The relationship progresses, reaching a point where Roy convinces Betty to place all of her money with his in a joint investment account – one ostensibly run by Vincent, posing as an accountant. Despite Stephen’s protestations, she agrees to do so.

But there’s far more going on here than meets the eye. As we learn more about Roy’s past and how he became the man he is today, we also start to suspect that this seemingly simple scheme is a hell of a lot more complex than anyone anticipated.

“The Good Liar” is a surprisingly dark film. It is the sort of thriller that revels in the twists and turns it can throw at you, wrinkles buried beneath the surface until the time when they unexpectedly burst forth. Granted, some of these twists are clearly, almost blatantly telegraphed. Others, however, come out of left field in a way that prove entertaining even as they somewhat strain plausibility. Everything more or less adds up, just not necessarily in the way you might have expected when you took your seat.

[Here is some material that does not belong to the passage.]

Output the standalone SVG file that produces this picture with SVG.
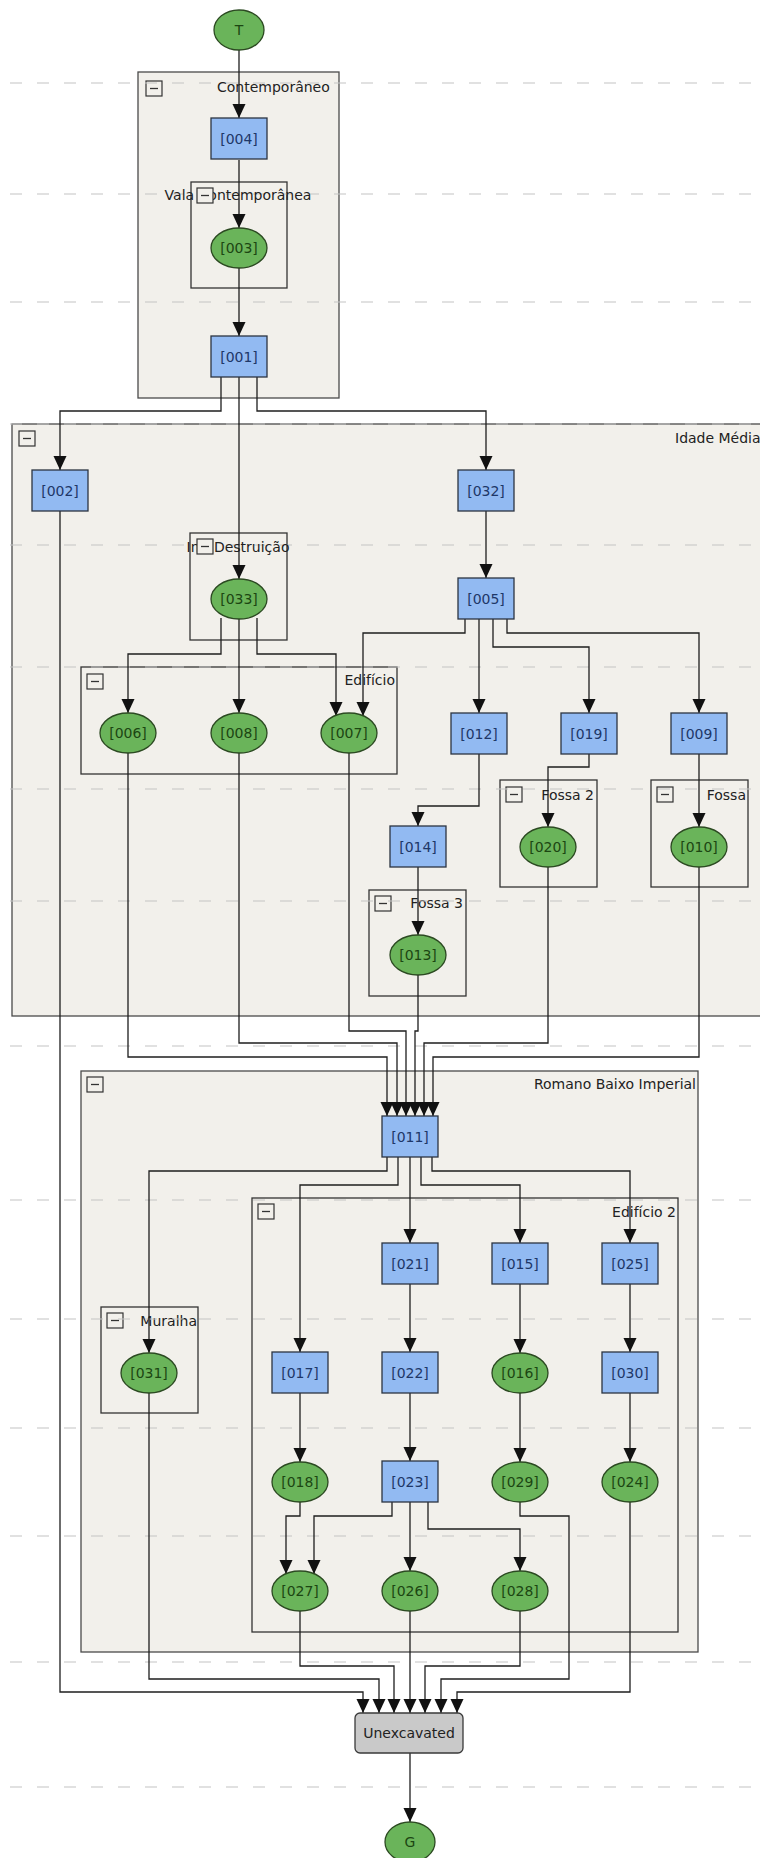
<svg xmlns="http://www.w3.org/2000/svg" width="760" height="1858" viewBox="0 0 760 1858">
<style>
text{font-family:"DejaVu Sans","Liberation Sans",sans-serif;font-size:14px}
.box{fill:#f2f0eb;stroke:#4a4a4a;stroke-width:1.3}
.ibox{fill:#f2f0eb;stroke:#333;stroke-width:1.3}
.lbl{fill:#222}
.dash{stroke:#c4c4c4;stroke-width:1.2;stroke-dasharray:12 15;fill:none}
.rn{fill:#92baf2;stroke:#2b3441;stroke-width:1.3}
.rt{fill:#1e3768;text-anchor:middle}
.en{fill:#6ab45a;stroke:#2c4a22;stroke-width:1.3}
.et{fill:#1c4612;text-anchor:middle}
.ed{fill:none;stroke:#1e1e1e;stroke-width:1.3}
.mb{fill:#f2f0eb;stroke:#333;stroke-width:1.2}
</style>
<defs>
<marker id="ah" viewBox="0 -7 14 14" refX="14" refY="0" markerWidth="14" markerHeight="14" markerUnits="userSpaceOnUse" orient="auto">
<path d="M0,-6.5 L14,0 L0,6.5 z" fill="#111"/>
</marker>
<g id="minus"><rect class="mb" x="0" y="0" width="16" height="15"/><line x1="4" y1="7.5" x2="12" y2="7.5" stroke="#333" stroke-width="1.3"/></g>
</defs>
<rect width="760" height="1858" fill="#ffffff"/>

<g id="groups">
<g id="grp-contemporaneo"><rect class="box" x="138" y="72" width="201" height="326"/><text class="lbl" x="217" y="92">Contemporâneo</text><use href="#minus" x="146" y="81"/></g>
<g id="grp-vala"><rect class="ibox" x="191" y="182" width="96" height="106"/></g>
<g id="grp-idade"><rect class="box" x="12" y="424" width="770" height="592"/><text class="lbl" x="675" y="443">Idade Média</text><use href="#minus" x="19" y="431"/></g>
<g id="grp-int"><rect class="ibox" x="190" y="533" width="97" height="107"/></g>
<g id="grp-edificio"><rect class="ibox" x="81" y="667" width="316" height="107"/><text class="lbl" x="395" y="685" text-anchor="end">Edifício</text><use href="#minus" x="87" y="674"/></g>
<g id="grp-fossa2"><rect class="ibox" x="500" y="780" width="97" height="107"/><text class="lbl" x="594" y="800" text-anchor="end">Fossa 2</text><use href="#minus" x="506" y="787"/></g>
<g id="grp-fossa"><rect class="ibox" x="651" y="780" width="97" height="107"/><text class="lbl" x="746" y="800" text-anchor="end">Fossa</text><use href="#minus" x="657" y="787"/></g>
<g id="grp-fossa3"><rect class="ibox" x="369" y="890" width="97" height="106"/><text class="lbl" x="463" y="908" text-anchor="end">Fossa 3</text><use href="#minus" x="375" y="896"/></g>
<g id="grp-romano"><rect class="box" x="81" y="1071" width="617" height="581"/><text class="lbl" x="696" y="1089" text-anchor="end">Romano Baixo Imperial</text><use href="#minus" x="87" y="1077"/></g>
<g id="grp-edificio2"><rect class="ibox" x="252" y="1198" width="426" height="434"/><text class="lbl" x="676" y="1217" text-anchor="end">Edifício 2</text><use href="#minus" x="258" y="1204"/></g>
<g id="grp-muralha"><rect class="ibox" x="101" y="1307" width="97" height="106"/><text class="lbl" x="197" y="1326" text-anchor="end">Muralha</text><use href="#minus" x="107" y="1313"/></g>
</g>

<g id="phases">
<line class="dash" x1="10" y1="83" x2="760" y2="83"/>
<line class="dash" x1="10" y1="194" x2="760" y2="194"/>
<line class="dash" x1="10" y1="302" x2="760" y2="302"/>
<line class="dash" x1="10" y1="424" x2="760" y2="424"/>
<line class="dash" x1="10" y1="545" x2="760" y2="545"/>
<line class="dash" x1="10" y1="667" x2="760" y2="667"/>
<line class="dash" x1="10" y1="789" x2="760" y2="789"/>
<line class="dash" x1="10" y1="901" x2="760" y2="901"/>
<line class="dash" x1="10" y1="1046" x2="760" y2="1046"/>
<line class="dash" x1="10" y1="1200" x2="760" y2="1200"/>
<line class="dash" x1="10" y1="1319" x2="760" y2="1319"/>
<line class="dash" x1="10" y1="1428" x2="760" y2="1428"/>
<line class="dash" x1="10" y1="1536" x2="760" y2="1536"/>
<line class="dash" x1="10" y1="1662" x2="760" y2="1662"/>
<line class="dash" x1="10" y1="1787" x2="760" y2="1787"/>
</g>

<g id="sublabels">
<text class="lbl" x="238" y="200" text-anchor="middle">Vala Contemporânea</text><use href="#minus" x="197" y="188"/>
<text class="lbl" x="238" y="552" text-anchor="middle">Int. Destruição</text><use href="#minus" x="197" y="539"/>
</g>

<g id="connectors" class="ed" marker-end="url(#ah)">
<path d="M239,50 V118"/>
<path d="M239,160 V228"/>
<path d="M239,268 V336"/>
<path d="M221,377 V411 H60 V470"/>
<path d="M239,377 V579"/>
<path d="M257,377 V411 H486 V470"/>
<path d="M486,511 V578"/>
<path d="M221,618 V654 H128 V713"/>
<path d="M239,619 V713"/>
<path d="M257,618 V654 H336 V716"/>
<path d="M465,619 V633 H363 V716"/>
<path d="M479,619 V713"/>
<path d="M493,619 V647 H589 V713"/>
<path d="M507,619 V633 H699 V713"/>
<path d="M479,754 V806 H418 V826"/>
<path d="M589,754 V767 H548 V827"/>
<path d="M699,754 V827"/>
<path d="M418,867 V935"/>
<path d="M128,753 V1057 H387 V1116"/>
<path d="M239,753 V1043 H397 V1116"/>
<path d="M349,753 V1031 H406 V1116"/>
<path d="M418,975 V1031 H415 V1116"/>
<path d="M548,867 V1043 H424 V1116"/>
<path d="M699,867 V1057 H433 V1116"/>
<path d="M387,1157 V1171 H149 V1353"/>
<path d="M398,1157 V1185 H300 V1352"/>
<path d="M410,1157 V1243"/>
<path d="M421,1157 V1185 H520 V1243"/>
<path d="M432,1157 V1171 H630 V1243"/>
<path d="M410,1284 V1352"/>
<path d="M520,1284 V1353"/>
<path d="M630,1284 V1352"/>
<path d="M300,1393 V1462"/>
<path d="M410,1393 V1461"/>
<path d="M520,1393 V1462"/>
<path d="M630,1393 V1462"/>
<path d="M300,1502 V1516 H286 V1574"/>
<path d="M392,1502 V1516 H314 V1574"/>
<path d="M410,1502 V1571"/>
<path d="M428,1502 V1529 H520 V1571"/>
<path d="M60,511 V1692 H363 V1713"/>
<path d="M149,1393 V1679 H379 V1713"/>
<path d="M300,1611 V1666 H394 V1713"/>
<path d="M410,1611 V1713"/>
<path d="M520,1611 V1666 H425 V1713"/>
<path d="M520,1502 V1516 H569 V1679 H441 V1713"/>
<path d="M630,1502 V1692 H457 V1713"/>
<path d="M410,1753 V1822"/>
</g>

<g id="nodes">
<g id="n-T"><ellipse class="en" cx="239" cy="30" rx="25" ry="20"/><text class="et" x="239" y="35">T</text></g>
<g id="n-004"><rect class="rn" x="211" y="118" width="56" height="41"/><text class="rt" x="239" y="144">[004]</text></g>
<g id="n-003"><ellipse class="en" cx="239" cy="248" rx="28" ry="20"/><text class="et" x="239" y="253">[003]</text></g>
<g id="n-001"><rect class="rn" x="211" y="336" width="56" height="41"/><text class="rt" x="239" y="362">[001]</text></g>
<g id="n-002"><rect class="rn" x="32" y="470" width="56" height="41"/><text class="rt" x="60" y="496">[002]</text></g>
<g id="n-032"><rect class="rn" x="458" y="470" width="56" height="41"/><text class="rt" x="486" y="496">[032]</text></g>
<g id="n-033"><ellipse class="en" cx="239" cy="599" rx="28" ry="20"/><text class="et" x="239" y="604">[033]</text></g>
<g id="n-005"><rect class="rn" x="458" y="578" width="56" height="41"/><text class="rt" x="486" y="604">[005]</text></g>
<g id="n-006"><ellipse class="en" cx="128" cy="733" rx="28" ry="20"/><text class="et" x="128" y="738">[006]</text></g>
<g id="n-008"><ellipse class="en" cx="239" cy="733" rx="28" ry="20"/><text class="et" x="239" y="738">[008]</text></g>
<g id="n-007"><ellipse class="en" cx="349" cy="733" rx="28" ry="20"/><text class="et" x="349" y="738">[007]</text></g>
<g id="n-012"><rect class="rn" x="451" y="713" width="56" height="41"/><text class="rt" x="479" y="739">[012]</text></g>
<g id="n-019"><rect class="rn" x="561" y="713" width="56" height="41"/><text class="rt" x="589" y="739">[019]</text></g>
<g id="n-009"><rect class="rn" x="671" y="713" width="56" height="41"/><text class="rt" x="699" y="739">[009]</text></g>
<g id="n-014"><rect class="rn" x="390" y="826" width="56" height="41"/><text class="rt" x="418" y="852">[014]</text></g>
<g id="n-020"><ellipse class="en" cx="548" cy="847" rx="28" ry="20"/><text class="et" x="548" y="852">[020]</text></g>
<g id="n-010"><ellipse class="en" cx="699" cy="847" rx="28" ry="20"/><text class="et" x="699" y="852">[010]</text></g>
<g id="n-013"><ellipse class="en" cx="418" cy="955" rx="28" ry="20"/><text class="et" x="418" y="960">[013]</text></g>
<g id="n-011"><rect class="rn" x="382" y="1116" width="56" height="41"/><text class="rt" x="410" y="1142">[011]</text></g>
<g id="n-021"><rect class="rn" x="382" y="1243" width="56" height="41"/><text class="rt" x="410" y="1269">[021]</text></g>
<g id="n-015"><rect class="rn" x="492" y="1243" width="56" height="41"/><text class="rt" x="520" y="1269">[015]</text></g>
<g id="n-025"><rect class="rn" x="602" y="1243" width="56" height="41"/><text class="rt" x="630" y="1269">[025]</text></g>
<g id="n-031"><ellipse class="en" cx="149" cy="1373" rx="28" ry="20"/><text class="et" x="149" y="1378">[031]</text></g>
<g id="n-017"><rect class="rn" x="272" y="1352" width="56" height="41"/><text class="rt" x="300" y="1378">[017]</text></g>
<g id="n-022"><rect class="rn" x="382" y="1352" width="56" height="41"/><text class="rt" x="410" y="1378">[022]</text></g>
<g id="n-016"><ellipse class="en" cx="520" cy="1373" rx="28" ry="20"/><text class="et" x="520" y="1378">[016]</text></g>
<g id="n-030"><rect class="rn" x="602" y="1352" width="56" height="41"/><text class="rt" x="630" y="1378">[030]</text></g>
<g id="n-018"><ellipse class="en" cx="300" cy="1482" rx="28" ry="20"/><text class="et" x="300" y="1487">[018]</text></g>
<g id="n-023"><rect class="rn" x="382" y="1461" width="56" height="41"/><text class="rt" x="410" y="1487">[023]</text></g>
<g id="n-029"><ellipse class="en" cx="520" cy="1482" rx="28" ry="20"/><text class="et" x="520" y="1487">[029]</text></g>
<g id="n-024"><ellipse class="en" cx="630" cy="1482" rx="28" ry="20"/><text class="et" x="630" y="1487">[024]</text></g>
<g id="n-027"><ellipse class="en" cx="300" cy="1591" rx="28" ry="20"/><text class="et" x="300" y="1596">[027]</text></g>
<g id="n-026"><ellipse class="en" cx="410" cy="1591" rx="28" ry="20"/><text class="et" x="410" y="1596">[026]</text></g>
<g id="n-028"><ellipse class="en" cx="520" cy="1591" rx="28" ry="20"/><text class="et" x="520" y="1596">[028]</text></g>
<g id="n-unexcavated"><rect x="355" y="1713" width="108" height="40" rx="5" ry="5" fill="#c9c9c9" stroke="#3a3a3a" stroke-width="1.3"/><text x="409" y="1738" text-anchor="middle" fill="#222">Unexcavated</text></g>
<g id="n-G"><ellipse class="en" cx="410" cy="1842" rx="25" ry="20"/><text class="et" x="410" y="1847">G</text></g>
</g>
</svg>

The first half of this film is a pretty straightforward con artist story, but things take a few drastic turns on the back side. There are moments where it pushes the limits of credulity, but it’s worth your while to just take it as it comes and go along for the ride.

Let’s be clear – Ian McKellan and Helen Mirren could just sit in a room and read the phone book at each other for two hours and it would be watchable. These two are as good as it gets. And there’s a real joy in the gusto with which they dig into this script’s pulpiness; it is dark and weird and over-the-top … and they clearly love it. They’re constantly engaging on multiple levels, embracing the nature of the narrative; they elevate the material without ever seeming to place themselves above it. I honestly don’t know if this movie works with any other central pairing.

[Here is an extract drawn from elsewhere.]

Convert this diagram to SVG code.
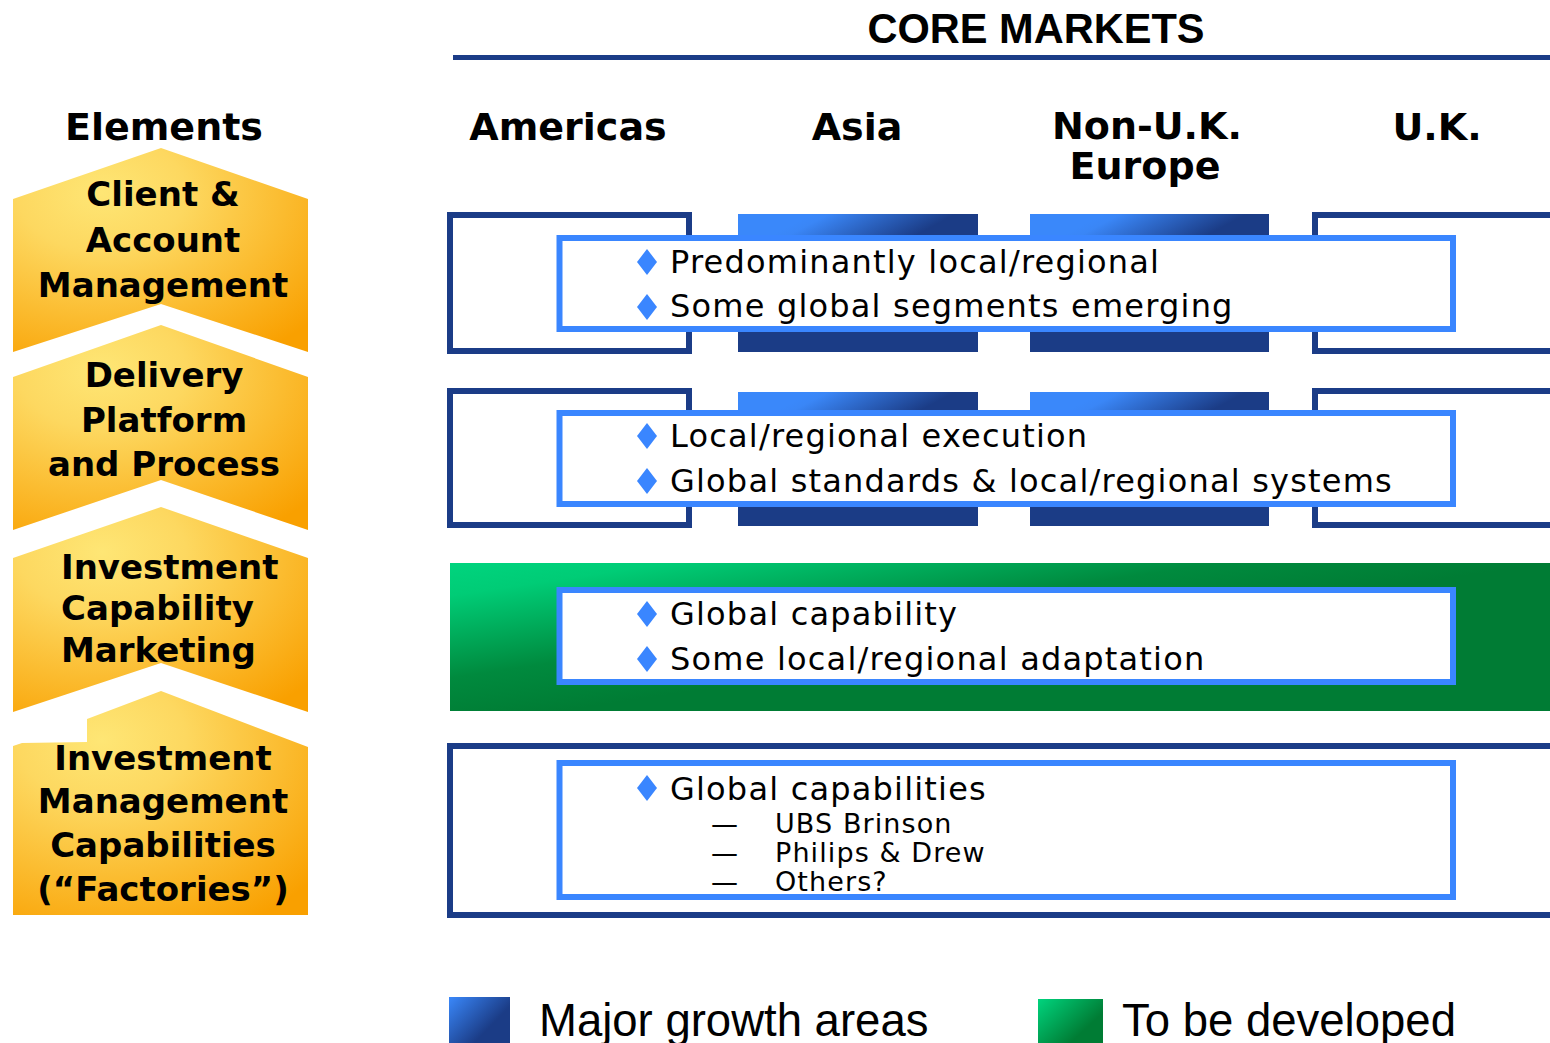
<svg xmlns="http://www.w3.org/2000/svg" width="1550" height="1043" viewBox="0 0 1550 1043">
  <defs>
    <radialGradient id="gold" cx="0.3" cy="0.22" r="0.95" fx="0.3" fy="0.22">
      <stop offset="0" stop-color="#FEE675"/>
      <stop offset="0.3" stop-color="#FDD860"/>
      <stop offset="1" stop-color="#F9A000"/>
    </radialGradient>
    <linearGradient id="blueBar" x1="0.2" y1="0.1" x2="0.477" y2="0.399">
      <stop offset="0" stop-color="#3A88FA"/>
      <stop offset="0.12" stop-color="#3A86F6"/>
      <stop offset="1" stop-color="#1B3C86"/>
    </linearGradient>
    <linearGradient id="greenBand" x1="0" y1="0" x2="0.552" y2="0.497">
      <stop offset="0" stop-color="#00D47E"/>
      <stop offset="0.2" stop-color="#00CC76"/>
      <stop offset="0.7" stop-color="#008A3E"/>
      <stop offset="1" stop-color="#007C34"/>
    </linearGradient>
    <linearGradient id="blueSwatch" x1="0" y1="0" x2="1" y2="0.8">
      <stop offset="0" stop-color="#3A88FA"/>
      <stop offset="0.7" stop-color="#1B3C86"/>
    </linearGradient>
    <linearGradient id="greenSwatch" x1="0" y1="0" x2="1" y2="0.8">
      <stop offset="0" stop-color="#00D47E"/>
      <stop offset="0.75" stop-color="#007C34"/>
    </linearGradient>
    <polygon id="bullet" points="0,-13 10,0 0,13 -10,0"/>
  </defs>
  <style>
    .chev { fill: url(#gold); }
    .lbl { font-family: "DejaVu Sans", Verdana, sans-serif; font-weight: bold; font-size: 34px; fill: #000; text-anchor: middle; }
    .lbl-l { text-anchor: start; }
    .head { font-family: "DejaVu Sans", Verdana, sans-serif; font-weight: bold; font-size: 38px; fill: #000; text-anchor: middle; }
    .title { font-family: "Liberation Sans", Arial, sans-serif; font-weight: bold; font-size: 42px; fill: #000; text-anchor: middle; }
    .frame { fill: none; stroke: #1B3C87; stroke-width: 6; }
    .bar { fill: url(#blueBar); }
    .card { fill: #fff; stroke: #3A86FF; stroke-width: 6; }
    .txt { font-family: "DejaVu Sans", Verdana, sans-serif; font-size: 32px; fill: #000; letter-spacing: 1.2px; }
    .sub { font-family: "DejaVu Sans", Verdana, sans-serif; font-size: 27px; fill: #000; letter-spacing: 1.1px; }
    .dot { fill: #3A86FF; }
    .leg { font-family: "Liberation Sans", Arial, sans-serif; font-size: 45.5px; fill: #000; }
  </style>

  <!-- Column title and rule -->
  <g id="title">
    <text class="title" x="1036" y="43" textLength="337" lengthAdjust="spacingAndGlyphs">CORE MARKETS</text>
    <rect x="453" y="55" width="1097" height="5" fill="#1B3C87"/>
  </g>

  <!-- Column headers -->
  <g id="headers">
    <text class="head" x="164" y="140">Elements</text>
    <text class="head" x="568" y="140">Americas</text>
    <text class="head" x="857" y="140">Asia</text>
    <text class="head" x="1147" y="139">Non-U.K.</text>
    <text class="head" x="1145" y="179">Europe</text>
    <text class="head" x="1437" y="140">U.K.</text>
  </g>

  <!-- Element chevrons -->
  <g id="el-client">
    <polygon class="chev" points="161,148 308,199 308,352 161,304 13,352 13,199"/>
    <text class="lbl" x="163" y="206">Client &amp;</text>
    <text class="lbl" x="163" y="252">Account</text>
    <text class="lbl" x="163" y="297">Management</text>
  </g>
  <g id="el-delivery">
    <polygon class="chev" points="161,325 308,377 308,530 161,480 13,530 13,377"/>
    <text class="lbl" x="164" y="387">Delivery</text>
    <text class="lbl" x="164" y="432">Platform</text>
    <text class="lbl" x="164" y="476">and Process</text>
  </g>
  <g id="el-marketing">
    <polygon class="chev" points="161,507 308,558 308,712 161,663 13,712 13,558"/>
    <text class="lbl lbl-l" x="61" y="579">Investment</text>
    <text class="lbl lbl-l" x="61" y="620">Capability</text>
    <text class="lbl lbl-l" x="61" y="662">Marketing</text>
  </g>
  <g id="el-factories">
    <polygon class="chev" points="161,691 308,747 308,915 13,915 13,746 22,743 87,742 87,719"/>
    <text class="lbl" x="163" y="770">Investment</text>
    <text class="lbl" x="163" y="813">Management</text>
    <text class="lbl" x="163" y="857">Capabilities</text>
    <text class="lbl" x="163" y="901">(“Factories”)</text>
  </g>

  <!-- Row 1: client & account management -->
  <g id="row-client">
    <rect class="frame" x="450" y="215" width="239" height="136"/>
    <rect class="bar" x="738" y="214" width="240" height="138"/>
    <rect class="bar" x="1030" y="214" width="239" height="138"/>
    <rect class="frame" x="1315" y="215" width="250" height="136"/>
    <rect class="card" x="559.5" y="238" width="893.5" height="91"/>
    <use href="#bullet" class="dot" x="647" y="262"/>
    <use href="#bullet" class="dot" x="647" y="307"/>
    <text class="txt" x="670" y="273">Predominantly local/regional</text>
    <text class="txt" x="670" y="317">Some global segments emerging</text>
  </g>

  <!-- Row 2: delivery platform and process -->
  <g id="row-delivery">
    <rect class="frame" x="450" y="391" width="239" height="134"/>
    <rect class="bar" x="738" y="392" width="240" height="134"/>
    <rect class="bar" x="1030" y="392" width="239" height="134"/>
    <rect class="frame" x="1315" y="391" width="250" height="134"/>
    <rect class="card" x="559.5" y="413" width="893.5" height="91"/>
    <use href="#bullet" class="dot" x="647" y="436"/>
    <use href="#bullet" class="dot" x="647" y="481"/>
    <text class="txt" x="670" y="447">Local/regional execution</text>
    <text class="txt" x="670" y="492">Global standards &amp; local/regional systems</text>
  </g>

  <!-- Row 3: investment capability marketing -->
  <g id="row-marketing">
    <rect x="450" y="563" width="1100" height="148" fill="url(#greenBand)"/>
    <rect class="card" x="559.5" y="590" width="893.5" height="92"/>
    <use href="#bullet" class="dot" x="647" y="614"/>
    <use href="#bullet" class="dot" x="647" y="659"/>
    <text class="txt" x="670" y="625">Global capability</text>
    <text class="txt" x="670" y="670">Some local/regional adaptation</text>
  </g>

  <!-- Row 4: investment management capabilities -->
  <g id="row-factories">
    <rect class="frame" x="450" y="746" width="1115" height="169"/>
    <rect class="card" x="559.5" y="763" width="893.5" height="134"/>
    <use href="#bullet" class="dot" x="647" y="788"/>
    <text class="txt" x="670" y="800">Global capabilities</text>
    <text class="sub" x="711" y="833">—</text>
    <text class="sub" x="775" y="833">UBS Brinson</text>
    <text class="sub" x="711" y="862">—</text>
    <text class="sub" x="775" y="862">Philips &amp; Drew</text>
    <text class="sub" x="711" y="891">—</text>
    <text class="sub" x="775" y="891">Others?</text>
  </g>

  <!-- Legend -->
  <g id="legend">
    <rect x="449" y="997" width="61" height="50" fill="url(#blueSwatch)"/>
    <text class="leg" x="539" y="1036">Major growth areas</text>
    <rect x="1038" y="999" width="65" height="48" fill="url(#greenSwatch)"/>
    <text class="leg" x="1122" y="1036">To be developed</text>
  </g>
</svg>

Carter is great as the no-nonsense Vincent, bringing a sophisticated gruffness to the party. Tovey has some strong moments as the suspicious grandson. And there are a number of folks who appear in just a handful of scenes – mostly con victims and co-conspirators – that give the whole thing a lovely sense of completeness. When schemes work on the big screen, they’re tremendous fun – and these schemes work.

“The Good Liar” is a perfect example of a movie that Hollywood rarely makes anymore, a smallish film starring older actors intended to simply tell a story. It’s not about servicing some mega-franchise cinematic universe, nor is it looking to win little trophies. It just wants to be what it is – a fun, occasionally clumsy thriller starring two exceptional talents enjoying each other immensely. It won’t make a billion dollars or take home any Oscars, but it’s a fine time at the movies. And really, what’s wrong with that?